Pictures stay out of the copy; set down each line of the listing below exactly.
▼▼▼
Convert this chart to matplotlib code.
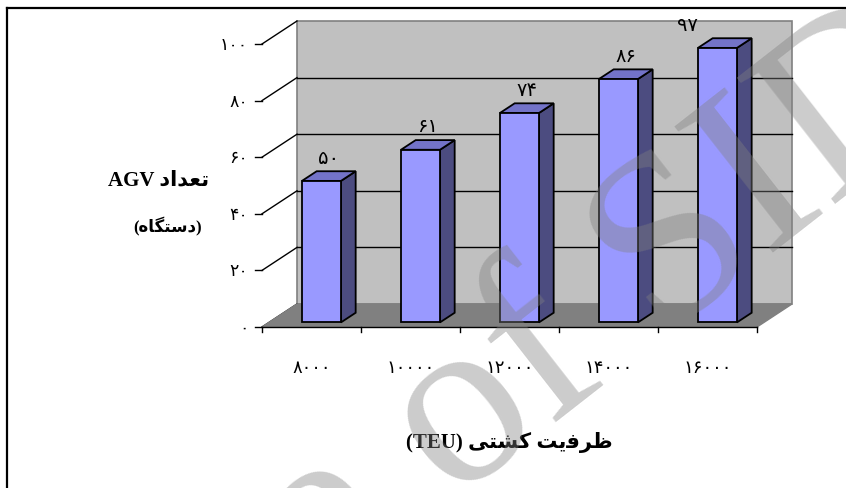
import matplotlib
matplotlib.use("Agg")
import matplotlib.pyplot as plt
from matplotlib.patches import Polygon, Rectangle
from matplotlib.lines import Line2D

# data
capacity = ["۸۰۰۰", "۱۰۰۰۰", "۱۲۰۰۰", "۱۴۰۰۰", "۱۶۰۰۰"]
agv_count = [50, 61, 74, 86, 97]
agv_labels = ["۵۰", "۶۱", "۷۴", "۸۶", "۹۷"]
y_ticks = [0, 20, 40, 60, 80, 100]
y_tick_labels = ["۰", "۲۰", "۴۰", "۶۰", "۸۰", "۱۰۰"]

# persian text written in visual order with presentation forms
ylabel_1 = "AGV " + "\uFEA9\uFE8D\uFEAA\uFECC\uFE97"          # تعداد AGV
ylabel_2 = "(" + "\uFEE9\uFE8E\uFB95\uFE98\uFEB3\uFEA9" + ")"   # (دستگاه)
xlabel = "(TEU) " + "\uFBFD\uFE98\uFEB8\uFB90" + " " + "\uFE96\uFBFE\uFED3\uFEAE\uFEC7"  # ظرفیت کشتی (TEU)

W, H = 846, 489
fig = plt.figure(figsize=(W / 100, H / 100), dpi=100)
ax = fig.add_axes([0, 0, 1, 1])
# 99 px per category, 2.83 px per unit, origin of the plot at pixel (262, 328)
ax.set_xlim(-262 / 99, (W - 262) / 99)
ax.set_ylim((328 - H) / 2.83, 328 / 2.83)
ax.axis("off")

n = len(agv_count)
ymax = 100
ddx, ddy = 35 / 99, 23 / 2.83     # full depth of the 3d box

def dep(f):
    return f * ddx, f * ddy

# back wall and floor
bx, by = dep(1)
ax.add_patch(Rectangle((bx, by), n, ymax, facecolor="#C0C0C0", edgecolor="#808080", lw=1.2, zorder=1))
ax.add_patch(Polygon([(0, 0), (n, 0), (n + bx, by), (bx, by)], closed=True,
                     facecolor="#808080", edgecolor="#808080", lw=1, zorder=2))

# gridlines on back wall and side wall
for v in y_ticks:
    if 0 < v < ymax:
        ax.plot([bx, n + bx], [v + by, v + by], color="black", lw=1, zorder=1.5)
    ax.plot([0, bx], [v, v + by], color="black", lw=1, zorder=1.5)
    ax.plot([-0.07, 0], [v, v], color="black", lw=1, zorder=3)

ax.plot([0, n], [0, 0], color="black", lw=1, zorder=3)
for i in range(n + 1):
    ax.plot([i, i], [0, -1.8], color="black", lw=1, zorder=3)

for v, lab in zip(y_ticks, y_tick_labels):
    ax.text(-0.14, v, lab, ha="right", va="center", fontsize=12.5, family="DejaVu Sans")

for i, lab in enumerate(capacity):
    ax.text(i + 0.5, -14, lab, ha="center", va="center", fontsize=13, family="DejaVu Sans")

# bars
f0, f1 = 0.2, 0.62
left, bw = 0.333, 0.394
for i, v in enumerate(agv_count):
    x0 = i + left
    ox0, oy0 = dep(f0)
    ox1, oy1 = dep(f1)
    front = [(x0 + ox0, oy0), (x0 + bw + ox0, oy0), (x0 + bw + ox0, v + oy0), (x0 + ox0, v + oy0)]
    side = [(x0 + bw + ox0, oy0), (x0 + bw + ox1, oy1), (x0 + bw + ox1, v + oy1), (x0 + bw + ox0, v + oy0)]
    top = [(x0 + ox0, v + oy0), (x0 + bw + ox0, v + oy0), (x0 + bw + ox1, v + oy1), (x0 + ox1, v + oy1)]
    for pts, col in ((side, "#4C4C80"), (top, "#7373C8"), (front, "#9999FF")):
        ax.add_patch(Polygon(pts, closed=True, facecolor=col, edgecolor="black", lw=1.3, zorder=4 + i))
    lx = x0 + bw / 2 + (ox0 + ox1) / 2
    if i == n - 1:
        lx -= 0.38
    ax.text(lx, v + oy1 + 5, agv_labels[i], ha="center", va="center", fontsize=14,
            family="DejaVu Sans", zorder=10)

# axis titles
ax.text(-1.05, 52, ylabel_1, ha="center", va="center", fontsize=15, fontweight="bold",
        family=["Liberation Serif", "DejaVu Sans"])
ax.text(-0.95, 35.7, ylabel_2, ha="center", va="center", fontsize=12, fontweight="bold",
        family=["Liberation Serif", "DejaVu Sans"])
ax.text(2.5, -40.6, xlabel, ha="center", va="center", fontsize=15, fontweight="bold",
        family=["Liberation Serif", "DejaVu Sans"])

# watermark
wx, wy = 405 / W, 1 - 540 / H
fig.text(wx, wy, "Archive", ha="right", va="baseline", rotation=38,
         rotation_mode="anchor", fontsize=175, family="Liberation Serif", color="#808080",
         alpha=0.4, zorder=20)
fig.text(wx, wy, " of SID", ha="left", va="baseline", rotation=38,
         rotation_mode="anchor", fontsize=175, family="Liberation Serif", color="#808080",
         alpha=0.4, zorder=20)

# page border (top and left only)
fig.add_artist(Line2D([7 / W, 1], [1 - 9 / H, 1 - 9 / H], color="black", lw=1.6))
fig.add_artist(Line2D([7 / W, 7 / W], [0, 1 - 9 / H], color="black", lw=1.6))

fig.savefig("out.png", dpi=100)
▲▲▲
Solution for this task:
Convert this chart to matplotlib code.
import matplotlib
matplotlib.use("Agg")
import matplotlib.pyplot as plt
from matplotlib.patches import Polygon, Rectangle
from matplotlib.lines import Line2D

# data
capacity = ["۸۰۰۰", "۱۰۰۰۰", "۱۲۰۰۰", "۱۴۰۰۰", "۱۶۰۰۰"]
agv_count = [50, 61, 74, 86, 97]
agv_labels = ["۵۰", "۶۱", "۷۴", "۸۶", "۹۷"]
y_ticks = [0, 20, 40, 60, 80, 100]
y_tick_labels = ["۰", "۲۰", "۴۰", "۶۰", "۸۰", "۱۰۰"]

# persian text written in visual order with presentation forms
ylabel_1 = "AGV " + "\uFEA9\uFE8D\uFEAA\uFECC\uFE97"          # تعداد AGV
ylabel_2 = "(" + "\uFEE9\uFE8E\uFB95\uFE98\uFEB3\uFEA9" + ")"   # (دستگاه)
xlabel = "(TEU) " + "\uFBFD\uFE98\uFEB8\uFB90" + " " + "\uFE96\uFBFE\uFED3\uFEAE\uFEC7"  # ظرفیت کشتی (TEU)

W, H = 846, 489
fig = plt.figure(figsize=(W / 100, H / 100), dpi=100)
ax = fig.add_axes([0, 0, 1, 1])
# 99 px per category, 2.83 px per unit, origin of the plot at pixel (262, 328)
ax.set_xlim(-262 / 99, (W - 262) / 99)
ax.set_ylim((328 - H) / 2.83, 328 / 2.83)
ax.axis("off")

n = len(agv_count)
ymax = 100
ddx, ddy = 35 / 99, 23 / 2.83     # full depth of the 3d box

def dep(f):
    return f * ddx, f * ddy

# back wall and floor
bx, by = dep(1)
ax.add_patch(Rectangle((bx, by), n, ymax, facecolor="#C0C0C0", edgecolor="#808080", lw=1.2, zorder=1))
ax.add_patch(Polygon([(0, 0), (n, 0), (n + bx, by), (bx, by)], closed=True,
                     facecolor="#808080", edgecolor="#808080", lw=1, zorder=2))

# gridlines on back wall and side wall
for v in y_ticks:
    if 0 < v < ymax:
        ax.plot([bx, n + bx], [v + by, v + by], color="black", lw=1, zorder=1.5)
    ax.plot([0, bx], [v, v + by], color="black", lw=1, zorder=1.5)
    ax.plot([-0.07, 0], [v, v], color="black", lw=1, zorder=3)

ax.plot([0, n], [0, 0], color="black", lw=1, zorder=3)
for i in range(n + 1):
    ax.plot([i, i], [0, -1.8], color="black", lw=1, zorder=3)

for v, lab in zip(y_ticks, y_tick_labels):
    ax.text(-0.14, v, lab, ha="right", va="center", fontsize=12.5, family="DejaVu Sans")

for i, lab in enumerate(capacity):
    ax.text(i + 0.5, -14, lab, ha="center", va="center", fontsize=13, family="DejaVu Sans")

# bars
f0, f1 = 0.2, 0.62
left, bw = 0.333, 0.394
for i, v in enumerate(agv_count):
    x0 = i + left
    ox0, oy0 = dep(f0)
    ox1, oy1 = dep(f1)
    front = [(x0 + ox0, oy0), (x0 + bw + ox0, oy0), (x0 + bw + ox0, v + oy0), (x0 + ox0, v + oy0)]
    side = [(x0 + bw + ox0, oy0), (x0 + bw + ox1, oy1), (x0 + bw + ox1, v + oy1), (x0 + bw + ox0, v + oy0)]
    top = [(x0 + ox0, v + oy0), (x0 + bw + ox0, v + oy0), (x0 + bw + ox1, v + oy1), (x0 + ox1, v + oy1)]
    for pts, col in ((side, "#4C4C80"), (top, "#7373C8"), (front, "#9999FF")):
        ax.add_patch(Polygon(pts, closed=True, facecolor=col, edgecolor="black", lw=1.3, zorder=4 + i))
    lx = x0 + bw / 2 + (ox0 + ox1) / 2
    if i == n - 1:
        lx -= 0.38
    ax.text(lx, v + oy1 + 5, agv_labels[i], ha="center", va="center", fontsize=14,
            family="DejaVu Sans", zorder=10)

# axis titles
ax.text(-1.05, 52, ylabel_1, ha="center", va="center", fontsize=15, fontweight="bold",
        family=["Liberation Serif", "DejaVu Sans"])
ax.text(-0.95, 35.7, ylabel_2, ha="center", va="center", fontsize=12, fontweight="bold",
        family=["Liberation Serif", "DejaVu Sans"])
ax.text(2.5, -40.6, xlabel, ha="center", va="center", fontsize=15, fontweight="bold",
        family=["Liberation Serif", "DejaVu Sans"])

# watermark
wx, wy = 405 / W, 1 - 540 / H
fig.text(wx, wy, "Archive", ha="right", va="baseline", rotation=38,
         rotation_mode="anchor", fontsize=175, family="Liberation Serif", color="#808080",
         alpha=0.4, zorder=20)
fig.text(wx, wy, " of SID", ha="left", va="baseline", rotation=38,
         rotation_mode="anchor", fontsize=175, family="Liberation Serif", color="#808080",
         alpha=0.4, zorder=20)

# page border (top and left only)
fig.add_artist(Line2D([7 / W, 1], [1 - 9 / H, 1 - 9 / H], color="black", lw=1.6))
fig.add_artist(Line2D([7 / W, 7 / W], [0, 1 - 9 / H], color="black", lw=1.6))

fig.savefig("out.png", dpi=100)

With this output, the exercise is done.